En estos confines olvidados por la mano del progreso, la fe no es una opción, sino una necesidad vital.
Es en los altares humildes, entre rezos susurrados y lágrimas silenciosas, donde se buscan respuestas a interrogantes sin voz, donde se deposita la confianza en un ser superior que parece comprender el lamento más profundo del alma.
Aquí, en la tierra de la desolación, el eco de las súplicas resuena con más fuerza que en las calles bulliciosas de la metrópolis. Porque donde escasean las palabras de consuelo y las manos amigas, donde la oscuridad amenaza con devorar la última chispa de esperanza, es donde la fe se erige como la última fortaleza contra el naufragio del espíritu humano.

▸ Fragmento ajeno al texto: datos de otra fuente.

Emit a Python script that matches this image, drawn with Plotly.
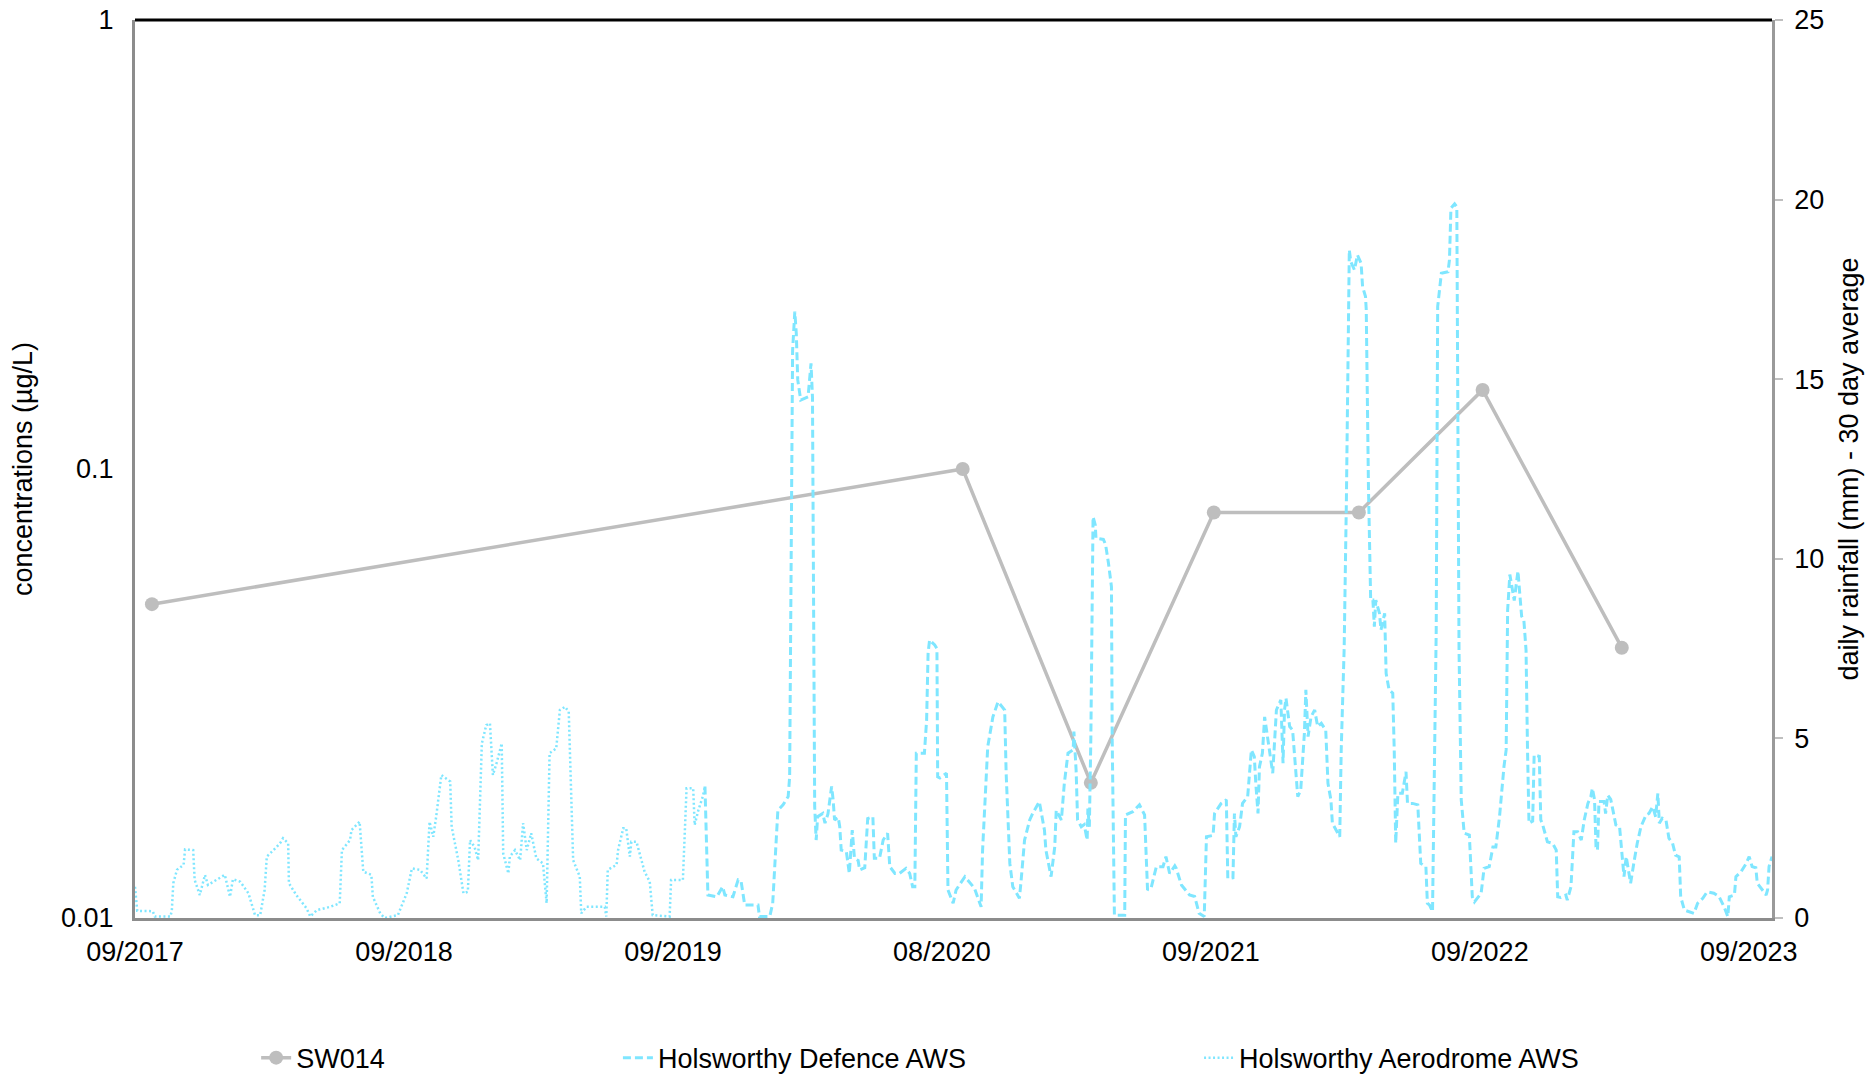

Así, en este escenario desolado y despojado, los templos no son solo lugares de culto, sino bastiones de solidaridad y consuelo en medio de la desolación. Es fácil ser ateo en la ciudad, pero en las tierras baldías de la desesperanza, la fe se convierte en el último salvavidas en un océano de desolación.
Allí, y doy fe, cuando a alguien necesita ayuda, el primer convocado es Dios. Allí se va a la iglesia a pedir o agradecer.
Allí hay pocos ateos y mucha gente necesitada de dios.